Restate, exactly and without pictures, the lines from the start of the listing below through the line holding "['', '', '[1·10<sup>−3</sup>]', '[−1·10<sup>6</sup>]'];".

▸ **Data lines**:
--- Begin ---
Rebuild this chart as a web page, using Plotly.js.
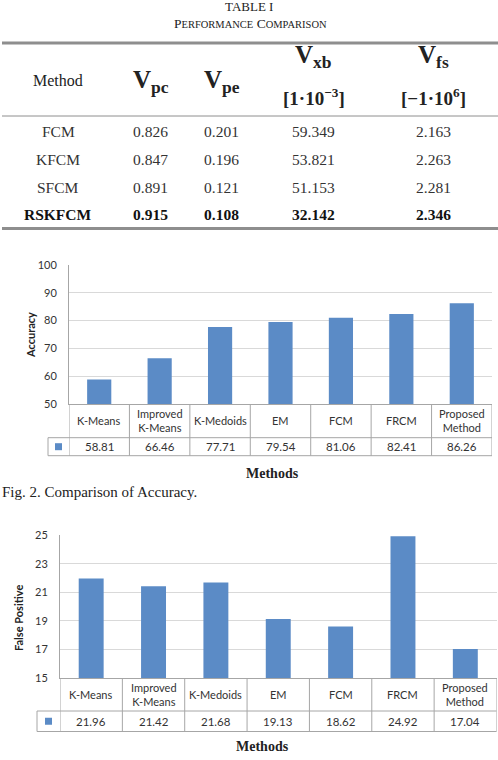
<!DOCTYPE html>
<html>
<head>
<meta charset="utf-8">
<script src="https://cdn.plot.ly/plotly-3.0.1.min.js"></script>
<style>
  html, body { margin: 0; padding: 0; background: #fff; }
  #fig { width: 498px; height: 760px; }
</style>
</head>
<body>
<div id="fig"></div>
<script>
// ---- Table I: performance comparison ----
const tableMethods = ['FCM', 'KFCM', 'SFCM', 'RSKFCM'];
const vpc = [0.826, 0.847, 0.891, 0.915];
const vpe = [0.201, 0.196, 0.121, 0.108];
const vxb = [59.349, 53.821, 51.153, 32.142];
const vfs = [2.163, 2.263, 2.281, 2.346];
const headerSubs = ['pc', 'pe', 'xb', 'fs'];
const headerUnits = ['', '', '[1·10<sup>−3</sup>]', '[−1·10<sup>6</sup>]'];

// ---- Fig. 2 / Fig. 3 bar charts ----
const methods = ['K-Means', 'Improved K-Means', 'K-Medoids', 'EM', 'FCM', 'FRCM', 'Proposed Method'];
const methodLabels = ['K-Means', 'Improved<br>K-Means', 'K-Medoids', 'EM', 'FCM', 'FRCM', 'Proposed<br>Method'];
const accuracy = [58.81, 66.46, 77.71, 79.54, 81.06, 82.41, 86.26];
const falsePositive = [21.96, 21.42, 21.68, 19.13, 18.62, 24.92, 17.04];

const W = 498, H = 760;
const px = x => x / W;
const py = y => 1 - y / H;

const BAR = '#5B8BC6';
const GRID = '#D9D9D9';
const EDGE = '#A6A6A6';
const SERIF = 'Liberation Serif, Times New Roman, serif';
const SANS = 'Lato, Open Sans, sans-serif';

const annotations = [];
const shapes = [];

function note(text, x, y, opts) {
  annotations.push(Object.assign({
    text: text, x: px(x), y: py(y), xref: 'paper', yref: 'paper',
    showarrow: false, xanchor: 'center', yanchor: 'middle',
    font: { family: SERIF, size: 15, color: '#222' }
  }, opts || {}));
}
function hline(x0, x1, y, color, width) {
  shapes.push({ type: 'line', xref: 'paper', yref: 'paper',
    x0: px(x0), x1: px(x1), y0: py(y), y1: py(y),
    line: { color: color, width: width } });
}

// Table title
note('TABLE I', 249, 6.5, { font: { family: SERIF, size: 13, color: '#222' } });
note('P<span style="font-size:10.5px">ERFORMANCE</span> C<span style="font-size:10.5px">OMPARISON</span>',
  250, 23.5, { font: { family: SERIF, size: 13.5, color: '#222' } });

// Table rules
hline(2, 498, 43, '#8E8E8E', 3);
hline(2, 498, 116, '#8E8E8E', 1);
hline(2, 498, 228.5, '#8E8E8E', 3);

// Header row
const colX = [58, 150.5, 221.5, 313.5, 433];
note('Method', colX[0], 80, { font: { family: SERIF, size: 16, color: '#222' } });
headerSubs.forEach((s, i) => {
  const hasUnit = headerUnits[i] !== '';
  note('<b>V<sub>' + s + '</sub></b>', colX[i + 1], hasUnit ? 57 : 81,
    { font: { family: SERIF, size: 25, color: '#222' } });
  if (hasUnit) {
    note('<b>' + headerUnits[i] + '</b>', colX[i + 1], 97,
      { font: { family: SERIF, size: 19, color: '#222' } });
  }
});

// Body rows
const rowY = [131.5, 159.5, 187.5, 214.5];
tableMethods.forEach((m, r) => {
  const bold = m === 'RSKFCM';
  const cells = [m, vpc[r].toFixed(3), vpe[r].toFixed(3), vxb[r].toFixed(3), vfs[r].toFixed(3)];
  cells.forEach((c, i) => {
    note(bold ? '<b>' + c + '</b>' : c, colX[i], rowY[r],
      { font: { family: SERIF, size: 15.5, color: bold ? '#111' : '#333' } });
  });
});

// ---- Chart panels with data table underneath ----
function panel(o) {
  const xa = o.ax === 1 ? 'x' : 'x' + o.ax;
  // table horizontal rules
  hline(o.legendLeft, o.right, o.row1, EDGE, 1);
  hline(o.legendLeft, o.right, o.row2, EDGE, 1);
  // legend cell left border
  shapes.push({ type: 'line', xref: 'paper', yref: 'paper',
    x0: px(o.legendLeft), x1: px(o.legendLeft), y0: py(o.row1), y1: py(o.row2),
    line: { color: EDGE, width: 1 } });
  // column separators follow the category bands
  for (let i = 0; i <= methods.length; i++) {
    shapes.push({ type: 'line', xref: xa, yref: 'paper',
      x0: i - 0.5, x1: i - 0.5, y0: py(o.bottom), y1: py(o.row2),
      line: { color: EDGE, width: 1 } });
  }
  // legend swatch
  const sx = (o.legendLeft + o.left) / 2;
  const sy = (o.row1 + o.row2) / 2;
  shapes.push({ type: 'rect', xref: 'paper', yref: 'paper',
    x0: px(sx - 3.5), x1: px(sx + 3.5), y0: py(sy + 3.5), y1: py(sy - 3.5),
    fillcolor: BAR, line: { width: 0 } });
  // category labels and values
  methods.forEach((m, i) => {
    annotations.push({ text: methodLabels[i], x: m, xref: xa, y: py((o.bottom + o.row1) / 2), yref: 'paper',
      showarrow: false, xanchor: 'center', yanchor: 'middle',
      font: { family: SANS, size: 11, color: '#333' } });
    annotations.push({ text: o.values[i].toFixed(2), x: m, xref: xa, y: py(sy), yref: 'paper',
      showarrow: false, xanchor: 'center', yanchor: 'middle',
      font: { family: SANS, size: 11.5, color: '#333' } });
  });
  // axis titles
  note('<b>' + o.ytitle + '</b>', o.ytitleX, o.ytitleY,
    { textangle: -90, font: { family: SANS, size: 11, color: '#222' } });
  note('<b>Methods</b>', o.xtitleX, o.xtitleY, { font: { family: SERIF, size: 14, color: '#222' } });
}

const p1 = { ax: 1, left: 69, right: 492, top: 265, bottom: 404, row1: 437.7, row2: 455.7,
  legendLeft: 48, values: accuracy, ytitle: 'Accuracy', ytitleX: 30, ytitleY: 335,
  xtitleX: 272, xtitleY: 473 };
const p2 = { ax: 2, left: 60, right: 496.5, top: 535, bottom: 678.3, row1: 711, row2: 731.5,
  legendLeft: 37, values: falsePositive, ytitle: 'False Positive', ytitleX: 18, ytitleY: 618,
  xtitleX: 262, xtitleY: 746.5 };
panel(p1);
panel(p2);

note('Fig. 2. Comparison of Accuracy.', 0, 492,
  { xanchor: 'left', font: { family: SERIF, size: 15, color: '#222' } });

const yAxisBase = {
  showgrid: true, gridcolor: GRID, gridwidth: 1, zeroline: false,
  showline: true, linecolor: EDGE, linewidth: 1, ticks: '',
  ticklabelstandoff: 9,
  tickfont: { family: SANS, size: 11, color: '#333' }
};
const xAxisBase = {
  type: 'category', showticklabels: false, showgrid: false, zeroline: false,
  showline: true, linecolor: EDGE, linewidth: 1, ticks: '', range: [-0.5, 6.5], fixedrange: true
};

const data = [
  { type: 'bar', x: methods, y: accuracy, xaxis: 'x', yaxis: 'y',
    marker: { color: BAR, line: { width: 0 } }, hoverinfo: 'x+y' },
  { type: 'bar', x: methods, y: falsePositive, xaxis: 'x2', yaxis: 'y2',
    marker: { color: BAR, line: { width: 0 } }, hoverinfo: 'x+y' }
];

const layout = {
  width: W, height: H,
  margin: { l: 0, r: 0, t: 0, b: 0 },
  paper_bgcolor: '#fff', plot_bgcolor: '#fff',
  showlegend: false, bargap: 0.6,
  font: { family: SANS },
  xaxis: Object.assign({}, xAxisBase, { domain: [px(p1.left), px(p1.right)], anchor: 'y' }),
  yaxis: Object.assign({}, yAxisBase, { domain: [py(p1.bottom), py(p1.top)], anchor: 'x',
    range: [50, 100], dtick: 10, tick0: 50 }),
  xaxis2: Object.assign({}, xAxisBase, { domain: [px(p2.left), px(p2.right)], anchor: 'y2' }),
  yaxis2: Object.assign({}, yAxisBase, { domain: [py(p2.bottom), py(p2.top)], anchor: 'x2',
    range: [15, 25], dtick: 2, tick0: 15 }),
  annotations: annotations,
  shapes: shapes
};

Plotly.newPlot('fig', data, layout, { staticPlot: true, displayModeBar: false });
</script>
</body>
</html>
--- End ---
▸ **Answer to the exercise**:
Rebuild this chart as a web page, using Plotly.js.
<!DOCTYPE html>
<html>
<head>
<meta charset="utf-8">
<script src="https://cdn.plot.ly/plotly-3.0.1.min.js"></script>
<style>
  html, body { margin: 0; padding: 0; background: #fff; }
  #fig { width: 498px; height: 760px; }
</style>
</head>
<body>
<div id="fig"></div>
<script>
// ---- Table I: performance comparison ----
const tableMethods = ['FCM', 'KFCM', 'SFCM', 'RSKFCM'];
const vpc = [0.826, 0.847, 0.891, 0.915];
const vpe = [0.201, 0.196, 0.121, 0.108];
const vxb = [59.349, 53.821, 51.153, 32.142];
const vfs = [2.163, 2.263, 2.281, 2.346];
const headerSubs = ['pc', 'pe', 'xb', 'fs'];
const headerUnits = ['', '', '[1·10<sup>−3</sup>]', '[−1·10<sup>6</sup>]'];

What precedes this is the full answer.